I love the corroboration here of so much I've imagined, just because everybody's character demanded it; the way Trump will make an insane demand and they'll pretend they're going to execute it knowing he'll have forgotten about it before too long, like that time he ordered them to assassinate Bashar al-Assad:
After Syrian President Bashar al-Assad launched a chemical attack on civilians in April 2017, Trump called Mattis and said he wanted to assassinate the dictator. “Let’s fucking kill him! Let’s go in. Let’s kill the fucking lot of them,” Trump said, according to Woodward.
Mattis told the president that he would get right on it. But after hanging up the phone, he told a senior aide: “We’re not going to do any of that. We’re going to be much more measured.” The national security team developed options for the more conventional airstrike that Trump ultimately ordered.
Or the time he was pulling out of the United States–Korea Free Trade Agreement:
Cohn, a Wall Street veteran, tried to tamp down Trump’s strident nationalism regarding trade. According to Woodward, Cohn “stole a letter off Trump’s desk” that the president was intending to sign to formally withdraw the United States from a trade agreement with South Korea. Cohn later told an associate that he removed the letter to protect national security and that Trump did not notice that it was missing.
And that's good news, because at least power is largely in the hands of people who are not insane, at least in the foreign affairs department; Mattis is a nasty reactionary but he doesn't want to be responsible for a war and he'll stop it. On trade it's a lot iffier, because Trump's idea, that import taxes are sort of like a real warmaking that you can use for beating your enemies, like South Korea and Canada, into submission, is overwhelmingly present to him as the thing that presidents do, as the way you make "deals", and he can't keep off it, especially since Mattis won't let him do any real war. Also the trade policy shop includes somebody, Peter Navarro, who's pretty much as crazy as he is, though less incapable of reading or paying attention, and who seems to win in in-house battles with Kudlow and Ross with depressing frequency.
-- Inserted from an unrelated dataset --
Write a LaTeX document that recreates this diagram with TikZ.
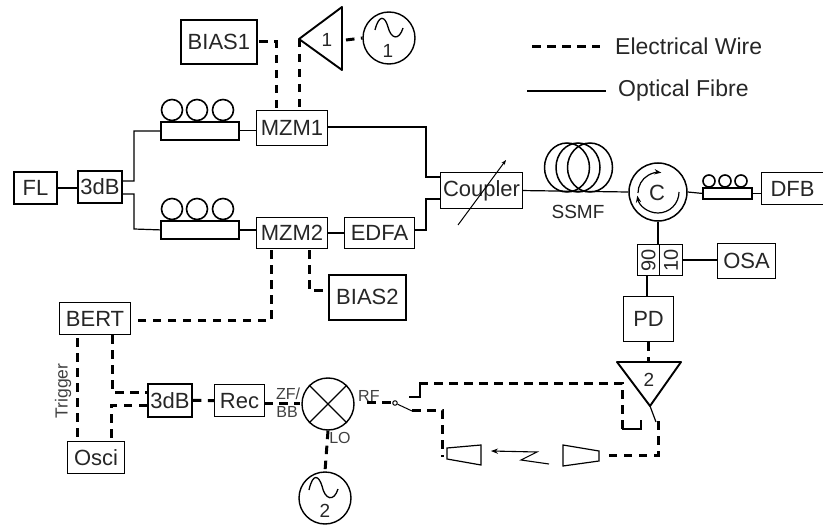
\documentclass[tikz,border=0pt]{standalone}
\usepackage{fontspec}
\setmainfont{Liberation Sans}
\usetikzlibrary{arrows.meta}
\tikzset{
 box/.style={draw,line width=1.1pt,inner sep=0pt,font=\fontsize{22}{22}\selectfont,text=black!85},
 thickbox/.style={box,line width=1.8pt},
 fibre/.style={line width=1.2pt},
 wire/.style={line width=3pt,dash pattern=on 8.5pt off 6.5pt},
 thinwire/.style={line width=1.6pt},
 lab/.style={inner sep=0pt,font=\fontsize{22}{22}\selectfont,text=black!85},
 digit/.style={lab,font=\fontsize{19}{19}\selectfont},
 legendtext/.style={lab,anchor=west,font=\fontsize{23}{23}\selectfont},
 small/.style={inner sep=0pt,font=\fontsize{16}{16}\selectfont,text=black!75},
 coilc/.style={draw,line width=1.6pt,fill=white,circle,inner sep=0pt},
 src/.style={draw,line width=1.4pt,circle,inner sep=0pt,minimum size=52pt},
}
\newcommand{\bx}[6][box]{\node[#1,minimum width=#4pt-#2pt,minimum height=#5pt-#3pt,anchor=north west] (#6) at (#2,#3)}
\begin{document}
\begin{tikzpicture}[x=1pt,y=-1pt]
\useasboundingbox (0,0) rectangle (823,527);
% boxes
\bx[thickbox]{180}{19}{256}{63}{bias1} {BIAS1};
\bx{256}{110}{327}{145}{mzm1} {MZM1};
\bx{256}{217}{327}{248}{mzm2} {MZM2};
\bx{344}{217}{414}{248}{edfa} {EDFA};
\bx[thickbox]{13}{171}{56}{203}{fl} {FL};
\bx[thickbox]{77}{170}{121}{202}{tdb} {3dB};
\bx{440}{172}{522}{208}{coupler} {Coupler};
\bx{761}{172}{823}{204}{dfb} {DFB};
\bx{717}{243}{775}{278}{osa} {OSA};
\bx{623}{296}{673}{341}{pd} {PD};
\bx[thickbox]{328}{274}{405}{319}{bias2} {BIAS2};
\bx{59}{302}{130}{334}{bert} {BERT};
\bx{67}{441}{124}{473}{osci} {Osci};
\bx[thickbox]{147}{383}{191}{416}{tdbb} {3dB};
\bx{214}{384}{264}{416}{rec} {Rec};
% splitter
\bx{637}{244}{659}{275}{s90} {};
\bx{659}{244}{682}{275}{s10} {};
\node[digit,rotate=90,font=\fontsize{20}{20}\selectfont] at (s90) {90};
\node[digit,rotate=90,font=\fontsize{20}{20}\selectfont] at (s10) {10};
% polarisation controllers
\bx[thickbox]{160}{121}{238}{139}{pc1} {};
\bx[thickbox]{160}{220}{238}{238}{pc2} {};
\bx[thickbox]{702}{187}{751}{198}{pc3} {};
\foreach \n/\x in {a/172,b/197,c/223}{
 \node[coilc,minimum size=21pt] (pa\n) at (\x,110) {};
 \node[coilc,minimum size=21pt] (pb\n) at (\x,209) {};
}
\foreach \n/\x in {a/709,b/725,c/741}{
 \node[coilc,minimum size=12pt] (pc\n) at (\x,181) {};
}
% amplifier 1
\coordinate (a1t) at (299,39); \coordinate (a1u) at (342,7); \coordinate (a1d) at (342,70);
\draw[line width=1.9pt,line join=round] (a1t)--(a1u)--(a1d)--cycle;
\node[digit] (a1l) at (327,40) {1};
\node[src] (s1) at (389,38) {};
\draw[line width=1.3pt] (375,30) .. controls (379,14) and (385,16) .. (388,27) .. controls (391,39) and (399,41) .. (403,28);
\node[digit] at (388,51) {1};
% amplifier 2
\coordinate (a2l) at (617,362); \coordinate (a2r) at (681,362); \coordinate (a2t) at (650,406);
\draw[line width=1.9pt,line join=round] (a2l)--(a2r)--(a2t)--cycle;
\node[digit] at (649,380) {2};
% mixer
\node[src] (mix) at (328,404) {};
\draw[line width=1.3pt] (mix.45)--(mix.225) (mix.135)--(mix.315);
\node[src] (s2) at (325,498) {};
\draw[line width=1.3pt] (309,490) .. controls (313,472) and (319,476) .. (322,486) .. controls (325,500) and (334,502) .. (338,489);
\node[digit] at (325,511) {2};
% circulator
\node[draw,line width=1.5pt,circle,inner sep=0pt,minimum size=58pt] (circ) at (658,192) {};
\node[lab] at (657,193) {C};
\draw[line width=1.2pt,-{Stealth[length=7pt]}] (679,192) arc (0:170:21);
\draw[line width=1.2pt,-{Stealth[length=7pt]}] (638,193) arc (180:278:20.5);
% fibre
\coordinate (tu) at (121,181); \coordinate (td) at (121,194);
\coordinate (cu) at (440,177); \coordinate (cd) at (440,199);
\coordinate (m1o) at (327,127); \coordinate (e1o) at (414,230);
\coordinate (s90o) at (647,275); \coordinate (pdi) at (647,296);
\draw[fibre] (fl.east)--(fl.east-|tdb.west);
\draw[fibre] (tu) -| (134,131) -- (pc1.west);
\draw[fibre] (td) -| (134,229) -- (pc2.west);
\draw[fibre] (pc1.east) -- (pc1.east-|mzm1.west);
\draw[fibre] (pc2.east) -- (pc2.east-|mzm2.west);
\draw[fibre] (m1o) -| (426,177) -- (cu);
\draw[fibre,line width=1.6pt] (mzm2.east) -- (edfa.west);
\draw[fibre] (e1o) -| (426,199) -- (cd);
\draw[line width=1pt,-{Stealth[length=5pt]}] (458,225)--(506,160);
\draw[fibre] (coupler.east)--(circ.west);
\draw[fibre] (circ.east)--(pc3.west);
\draw[fibre] (pc3.east)--(pc3.east-|dfb.west);
\draw[fibre] (circ.south)--(circ.south|-s10.north);
\draw[fibre] (s10.east)--(osa.west|-s10.east);
\draw[fibre] (s90o)--(pdi);
\foreach \x/\r in {567/22.5,578/22,590/22.5}{
 \draw[line width=1.5pt] (\x,167.5) ellipse ({\r} and 24.5);
}
\node[lab,font=\fontsize{19}{19}\selectfont] at (578,212) {SSMF};
% electrical
\coordinate (b1) at (259,42);\coordinate (m1a) at (276,108);\coordinate (m1b) at (299,108);
\coordinate (m2a) at (271,250);\coordinate (m2b) at (309,250);
\draw[wire] (b1) -- (276,42) -- (m1a);
\draw[wire] (a1t) -- (m1b);
\draw[wire] (346,40) -- (s1.west);
\draw[wire] (m2a) -- (271,320) -- (138,320);
\draw[wire] (m2b) -- (309,290) -- (bias2.west|-0,290);
\draw[wire] (77,338) -- (77,438);
\draw[wire] (112,335) -- (112,392) -- (147,392);
\draw[wire] (147,405) -- (111,405) -- (111,438);
\draw[wire] (tdbb.east) -- (rec.west);
\draw[wire] (264,403) -- (300,403);
\draw[wire] (mix.south) -- (s2.north);
\draw[wire] (pd.south) -- (pd.south|-a2l);
\draw[wire] (367,402) -- (392,402);
\draw[wire] (412,410) -- (442,410) -- (442,457);
\draw[wire] (419,383) -- (622,383) -- (622,429);
\draw[thinwire] (622,429) -- (641,429) -- (641,420);
\draw[thinwire] (409,397) -- (420,397) -- (420,384);
\draw[wire] (658,421) -- (658,455) -- (603,455);
\draw[line width=1.2pt] (a2t) -- (656,422);
% switch
\node[draw,line width=1pt,circle,inner sep=0pt,minimum size=4.5pt] (sw) at (395,403) {};
\draw[line width=1pt] (sw) -- (412,411);
% antennas
\draw[line width=1.2pt] (447,448)--(481,445)--(481,465)--(447,459)--cycle;
\draw[line width=1.2pt] (563,445)--(599,451)--(599,461)--(563,466)--cycle;
\draw[line width=1.1pt,-{Stealth[length=7pt]}] (549,464)--(521,460)--(537,452)--(491,451);
% labels
\node[small,rotate=90,font=\fontsize{17.5}{17.5}\selectfont] at (63,391) {Trigger};
\node[small] at (288,394) {ZF/};
\node[small] at (287,412) {BB};
\node[small] at (367,396) [anchor=west,xshift=-9pt] {RF};
\node[small] at (340,438) {LO};
% legend
\coordinate (l1a) at (532,47); \coordinate (l1b) at (600,47);
\coordinate (l2a) at (527,91); \coordinate (l2b) at (606,91);
\draw[wire,dash pattern=on 9pt off 6pt] (l1a)--(l1b);
\draw[line width=1.5pt] (l2a)--(l2b);
\node[legendtext] at (615,46) {Electrical Wire};
\node[legendtext] at (618,91) {Optical Fibre};
\end{tikzpicture}
\end{document}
Because the bad news is that nobody's president, and that's not how we need it, especially in the domestic arena, where purely evil people like Ryan Zinke and Jefferson Beauregard Sessions III are in charge, working their will independent of any direction from above. In a better world somebody would just take over, maybe from out of the rival power center in Congress: Nancy Pelosi if she was Speaker is fully prepared to do it, and I imagine some of her rivals are too (not old Steny Hoyer, though, please)—she could be, as I've said she was in 2006-10, a kind of prime minister, only then she was a French-style prime minister in a relatively strong presidency and now she'd be an English-style potent prime minister in an Empire, and it would be a good thing for everybody.

Steve is noting, as you'd expect, that nothing in Woodward's book is going to shake the adoration of Trump's followers, or the slimy devotion of his lieutenants, including all the wormtails in the GOP congressional leadership. John Kelly is already out denying that he ever called Trump an "idiot", quoting the statement he issued on the subject last time it was raised back at the end of April (not May, as Kelly says)
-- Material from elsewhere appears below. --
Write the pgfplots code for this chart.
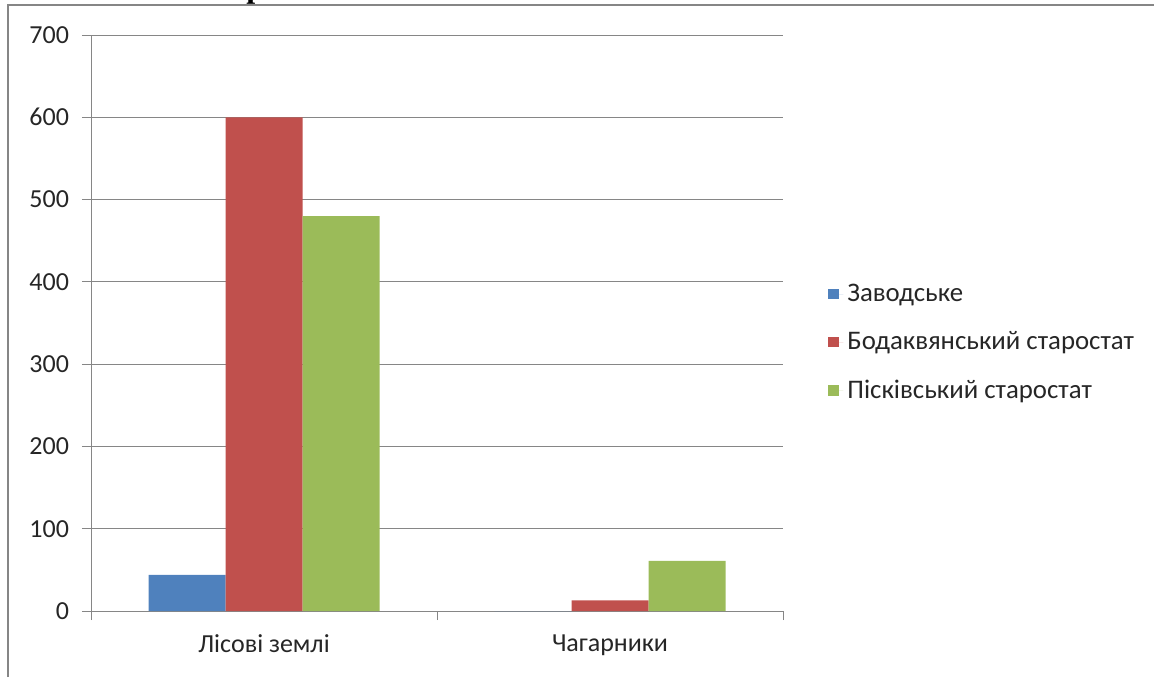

And Huckabee Sanders and Mattis, who presumably also didn't serve as Woodward's sources, are backing him up.

But what I think matters isn't the effect it might have on the audience for the show, or on Trumpworld directly—it will make folks even more paranoid and likely to flee than they were before, and it may make journalists' jobs harder. What's hitting me is what we should understand, which is in the first place that these stories are true, and better sourced than Michael Wolff's (though Wolff is a much better and more engaging writer than wooden-tongue Bob), and that has certain implications:

  • It's really as crazy as it looks, and it's really unsustainable, not just because they're such goofballs, but because power doesn't just sit around in pieces like that: it gravitates, and it tends in a particular direction;
  • Republicans aren't going to be able to pick it up; even if they don't lose in November, even if the Mueller investigation fails to turn up a crime story, the party will just keep staggering like the blinded Cyclops in the Odyssey—they've bet every cent they had on Trump, they've put all their eggs in that improbable basket, and they won't recover, at least McConnell and Ryan won't, and nobody who's been in the White House will, and I don't know who else there is, but it's easier to to see an actual military coup than any of those people taking control of the mess, and
  • really, Democrats are what's available.

It doesn't matter, it matters less every day, what the Trump Base thinks, as long as Trump and his minions remain unable to exercise power coherently, and they will remain that way as long as they're there. The Base is shrinking into complete irrelevance. It doesn't matter what Woodward's book says to the Trump voters at all. It matters what the book is telling us: that this gang is as inept and incompetent as they look, and they can be knocked down.